What you need to do →
Every line from the one holding "What React, TypeScript" through the one holding "import * as" should be returned exactly, both included; the pictures should not.

* START *

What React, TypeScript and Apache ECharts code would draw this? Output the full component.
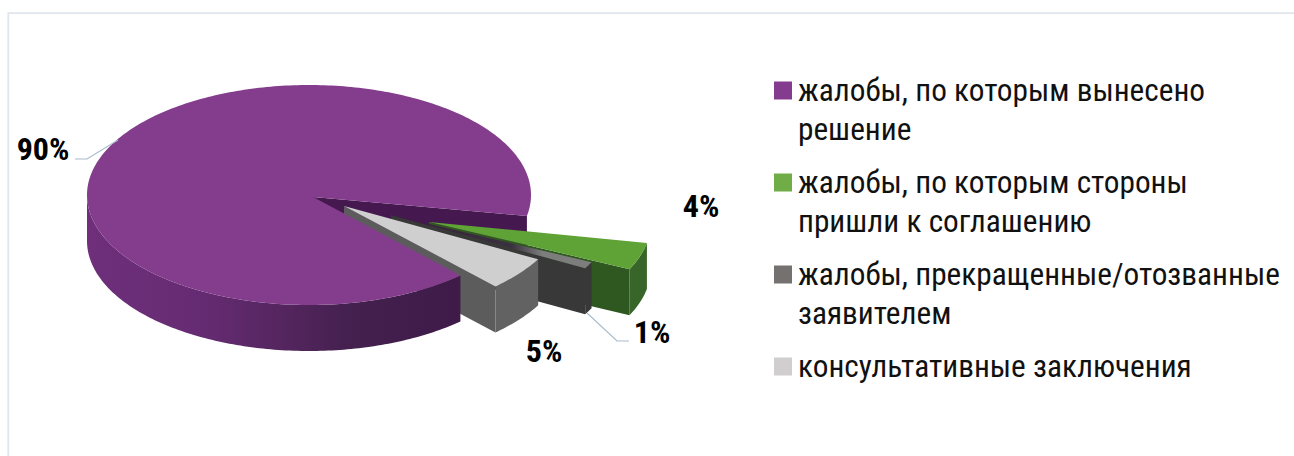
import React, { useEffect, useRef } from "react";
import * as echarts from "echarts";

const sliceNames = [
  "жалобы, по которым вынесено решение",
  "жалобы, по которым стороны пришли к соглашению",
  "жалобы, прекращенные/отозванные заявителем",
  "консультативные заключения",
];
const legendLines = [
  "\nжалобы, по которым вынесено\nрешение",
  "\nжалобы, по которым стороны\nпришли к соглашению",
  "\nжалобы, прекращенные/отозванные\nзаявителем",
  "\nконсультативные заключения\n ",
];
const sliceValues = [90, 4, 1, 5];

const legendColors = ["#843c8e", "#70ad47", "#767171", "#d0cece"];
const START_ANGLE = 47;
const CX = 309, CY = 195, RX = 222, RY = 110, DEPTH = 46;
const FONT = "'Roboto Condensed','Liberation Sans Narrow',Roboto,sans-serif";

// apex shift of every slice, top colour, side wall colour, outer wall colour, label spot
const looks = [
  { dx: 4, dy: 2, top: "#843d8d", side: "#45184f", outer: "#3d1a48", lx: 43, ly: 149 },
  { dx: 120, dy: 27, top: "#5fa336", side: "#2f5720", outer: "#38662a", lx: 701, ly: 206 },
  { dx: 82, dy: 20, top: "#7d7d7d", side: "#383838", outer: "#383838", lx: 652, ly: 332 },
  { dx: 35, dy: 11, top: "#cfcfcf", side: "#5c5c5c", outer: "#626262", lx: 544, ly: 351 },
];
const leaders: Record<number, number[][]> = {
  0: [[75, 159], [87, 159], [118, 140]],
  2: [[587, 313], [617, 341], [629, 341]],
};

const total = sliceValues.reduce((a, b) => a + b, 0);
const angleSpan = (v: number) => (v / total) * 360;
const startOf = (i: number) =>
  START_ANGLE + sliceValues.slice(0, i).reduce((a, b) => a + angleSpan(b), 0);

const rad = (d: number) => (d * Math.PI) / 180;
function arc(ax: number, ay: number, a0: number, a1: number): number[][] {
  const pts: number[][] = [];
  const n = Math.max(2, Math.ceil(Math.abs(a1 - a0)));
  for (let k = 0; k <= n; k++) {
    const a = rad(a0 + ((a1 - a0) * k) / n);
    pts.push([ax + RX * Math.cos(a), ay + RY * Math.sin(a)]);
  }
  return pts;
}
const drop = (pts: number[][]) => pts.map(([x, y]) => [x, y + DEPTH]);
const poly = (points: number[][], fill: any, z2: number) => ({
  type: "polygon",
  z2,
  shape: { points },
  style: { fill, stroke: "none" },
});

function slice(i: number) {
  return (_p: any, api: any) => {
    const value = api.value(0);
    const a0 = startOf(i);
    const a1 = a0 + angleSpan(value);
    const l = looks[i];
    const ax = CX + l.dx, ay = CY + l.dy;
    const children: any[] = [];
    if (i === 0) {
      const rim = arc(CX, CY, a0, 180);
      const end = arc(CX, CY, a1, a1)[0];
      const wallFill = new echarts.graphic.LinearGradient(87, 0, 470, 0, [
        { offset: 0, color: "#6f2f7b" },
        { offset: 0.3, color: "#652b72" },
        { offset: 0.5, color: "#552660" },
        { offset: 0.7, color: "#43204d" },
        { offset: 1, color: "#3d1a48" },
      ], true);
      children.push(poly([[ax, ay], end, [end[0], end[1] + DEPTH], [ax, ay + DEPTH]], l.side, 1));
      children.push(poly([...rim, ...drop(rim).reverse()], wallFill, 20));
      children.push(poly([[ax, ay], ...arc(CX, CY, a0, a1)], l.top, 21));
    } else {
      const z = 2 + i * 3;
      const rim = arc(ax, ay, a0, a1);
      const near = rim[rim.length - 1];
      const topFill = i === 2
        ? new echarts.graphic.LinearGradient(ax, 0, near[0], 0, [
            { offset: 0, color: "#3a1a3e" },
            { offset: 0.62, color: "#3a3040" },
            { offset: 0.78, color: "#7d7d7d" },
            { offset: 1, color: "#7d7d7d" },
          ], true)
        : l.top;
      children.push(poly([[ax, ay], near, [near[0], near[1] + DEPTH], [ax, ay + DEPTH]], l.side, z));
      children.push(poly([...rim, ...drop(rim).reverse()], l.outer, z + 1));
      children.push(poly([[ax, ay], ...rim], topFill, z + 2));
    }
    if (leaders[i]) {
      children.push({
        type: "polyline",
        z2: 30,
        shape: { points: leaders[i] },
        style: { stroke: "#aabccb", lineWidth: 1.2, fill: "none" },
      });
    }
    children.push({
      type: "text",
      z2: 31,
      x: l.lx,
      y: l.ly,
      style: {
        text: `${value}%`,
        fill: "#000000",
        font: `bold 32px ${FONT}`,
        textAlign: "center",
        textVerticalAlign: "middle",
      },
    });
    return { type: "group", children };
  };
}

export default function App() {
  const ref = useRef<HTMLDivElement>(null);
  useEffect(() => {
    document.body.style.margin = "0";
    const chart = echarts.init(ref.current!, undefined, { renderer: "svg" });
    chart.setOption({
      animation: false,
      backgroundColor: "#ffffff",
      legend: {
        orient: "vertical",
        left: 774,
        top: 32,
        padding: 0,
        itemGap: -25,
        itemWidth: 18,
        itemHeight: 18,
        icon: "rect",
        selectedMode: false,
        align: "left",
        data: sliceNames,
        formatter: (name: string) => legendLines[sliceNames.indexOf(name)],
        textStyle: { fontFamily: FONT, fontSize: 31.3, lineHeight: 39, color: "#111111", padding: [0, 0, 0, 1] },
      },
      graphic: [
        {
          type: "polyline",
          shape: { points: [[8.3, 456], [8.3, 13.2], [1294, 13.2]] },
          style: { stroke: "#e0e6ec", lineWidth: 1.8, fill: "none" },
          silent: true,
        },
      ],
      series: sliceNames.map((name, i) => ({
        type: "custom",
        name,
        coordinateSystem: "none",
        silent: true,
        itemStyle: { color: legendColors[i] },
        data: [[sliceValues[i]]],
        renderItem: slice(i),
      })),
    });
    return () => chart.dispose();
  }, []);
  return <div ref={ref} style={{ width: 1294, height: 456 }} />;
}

* END *
* START *

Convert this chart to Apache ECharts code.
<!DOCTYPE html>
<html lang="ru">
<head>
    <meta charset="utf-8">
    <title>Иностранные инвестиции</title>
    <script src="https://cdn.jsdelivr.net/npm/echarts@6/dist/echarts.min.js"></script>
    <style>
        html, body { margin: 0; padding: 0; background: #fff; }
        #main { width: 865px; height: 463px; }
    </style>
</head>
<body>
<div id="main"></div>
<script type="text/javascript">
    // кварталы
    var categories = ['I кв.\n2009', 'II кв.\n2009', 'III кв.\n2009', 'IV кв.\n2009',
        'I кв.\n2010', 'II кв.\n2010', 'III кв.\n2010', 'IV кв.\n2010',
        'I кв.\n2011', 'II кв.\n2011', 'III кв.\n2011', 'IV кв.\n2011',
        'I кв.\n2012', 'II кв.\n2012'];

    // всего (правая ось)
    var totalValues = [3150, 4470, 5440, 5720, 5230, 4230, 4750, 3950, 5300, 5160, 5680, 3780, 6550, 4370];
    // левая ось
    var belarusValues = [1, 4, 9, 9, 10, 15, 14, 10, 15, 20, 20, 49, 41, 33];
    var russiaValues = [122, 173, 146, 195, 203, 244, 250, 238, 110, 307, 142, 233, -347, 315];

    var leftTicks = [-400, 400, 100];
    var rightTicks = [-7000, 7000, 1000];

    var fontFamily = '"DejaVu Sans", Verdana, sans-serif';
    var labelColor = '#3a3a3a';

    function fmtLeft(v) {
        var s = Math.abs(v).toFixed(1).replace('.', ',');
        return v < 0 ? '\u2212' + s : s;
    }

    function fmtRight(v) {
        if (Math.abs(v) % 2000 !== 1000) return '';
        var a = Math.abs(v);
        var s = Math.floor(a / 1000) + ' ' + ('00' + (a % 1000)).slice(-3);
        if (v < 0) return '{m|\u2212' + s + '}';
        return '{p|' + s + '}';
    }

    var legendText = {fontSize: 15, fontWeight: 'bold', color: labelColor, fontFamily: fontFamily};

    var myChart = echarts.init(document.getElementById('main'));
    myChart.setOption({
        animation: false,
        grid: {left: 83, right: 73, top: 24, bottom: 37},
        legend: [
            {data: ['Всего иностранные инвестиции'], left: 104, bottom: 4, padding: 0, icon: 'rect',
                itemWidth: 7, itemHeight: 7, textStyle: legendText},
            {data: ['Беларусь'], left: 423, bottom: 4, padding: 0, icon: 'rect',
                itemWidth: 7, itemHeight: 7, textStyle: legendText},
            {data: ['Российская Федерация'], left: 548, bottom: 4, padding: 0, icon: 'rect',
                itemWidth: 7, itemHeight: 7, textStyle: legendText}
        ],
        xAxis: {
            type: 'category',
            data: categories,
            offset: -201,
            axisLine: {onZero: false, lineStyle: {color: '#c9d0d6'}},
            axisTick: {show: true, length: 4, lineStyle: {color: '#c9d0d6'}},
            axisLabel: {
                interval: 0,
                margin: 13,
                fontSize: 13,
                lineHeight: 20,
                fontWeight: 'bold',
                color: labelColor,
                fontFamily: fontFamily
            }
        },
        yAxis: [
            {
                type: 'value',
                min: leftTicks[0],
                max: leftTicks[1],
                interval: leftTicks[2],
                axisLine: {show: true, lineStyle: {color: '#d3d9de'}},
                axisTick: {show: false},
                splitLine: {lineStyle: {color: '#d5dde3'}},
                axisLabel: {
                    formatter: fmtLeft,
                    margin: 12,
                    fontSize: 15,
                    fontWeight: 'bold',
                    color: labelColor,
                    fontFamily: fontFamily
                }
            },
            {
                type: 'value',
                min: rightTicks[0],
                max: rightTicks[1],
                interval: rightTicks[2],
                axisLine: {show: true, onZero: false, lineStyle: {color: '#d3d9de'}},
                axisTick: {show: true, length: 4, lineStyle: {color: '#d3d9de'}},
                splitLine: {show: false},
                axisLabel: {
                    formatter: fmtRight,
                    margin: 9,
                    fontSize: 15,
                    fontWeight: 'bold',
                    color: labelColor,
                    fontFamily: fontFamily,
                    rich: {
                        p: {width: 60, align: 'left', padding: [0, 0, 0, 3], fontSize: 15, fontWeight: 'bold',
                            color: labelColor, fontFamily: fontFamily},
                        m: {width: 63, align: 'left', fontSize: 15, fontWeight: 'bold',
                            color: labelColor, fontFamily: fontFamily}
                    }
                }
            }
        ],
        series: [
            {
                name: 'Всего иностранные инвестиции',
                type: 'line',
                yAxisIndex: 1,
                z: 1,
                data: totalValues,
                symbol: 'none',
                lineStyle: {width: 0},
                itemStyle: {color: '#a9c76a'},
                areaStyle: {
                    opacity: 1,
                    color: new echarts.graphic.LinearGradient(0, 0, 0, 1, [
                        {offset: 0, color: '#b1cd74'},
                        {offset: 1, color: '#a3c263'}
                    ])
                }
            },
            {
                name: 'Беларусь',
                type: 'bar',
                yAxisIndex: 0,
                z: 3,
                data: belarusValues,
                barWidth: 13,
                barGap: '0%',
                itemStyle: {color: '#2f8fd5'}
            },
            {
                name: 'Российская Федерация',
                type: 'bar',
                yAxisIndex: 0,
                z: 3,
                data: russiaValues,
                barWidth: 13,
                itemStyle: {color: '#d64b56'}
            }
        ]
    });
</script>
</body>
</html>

* END *

Solved problem →
What React, TypeScript and Apache ECharts code would draw this? Output the full component.
import React, { useEffect, useRef } from "react";
import * as echarts from "echarts";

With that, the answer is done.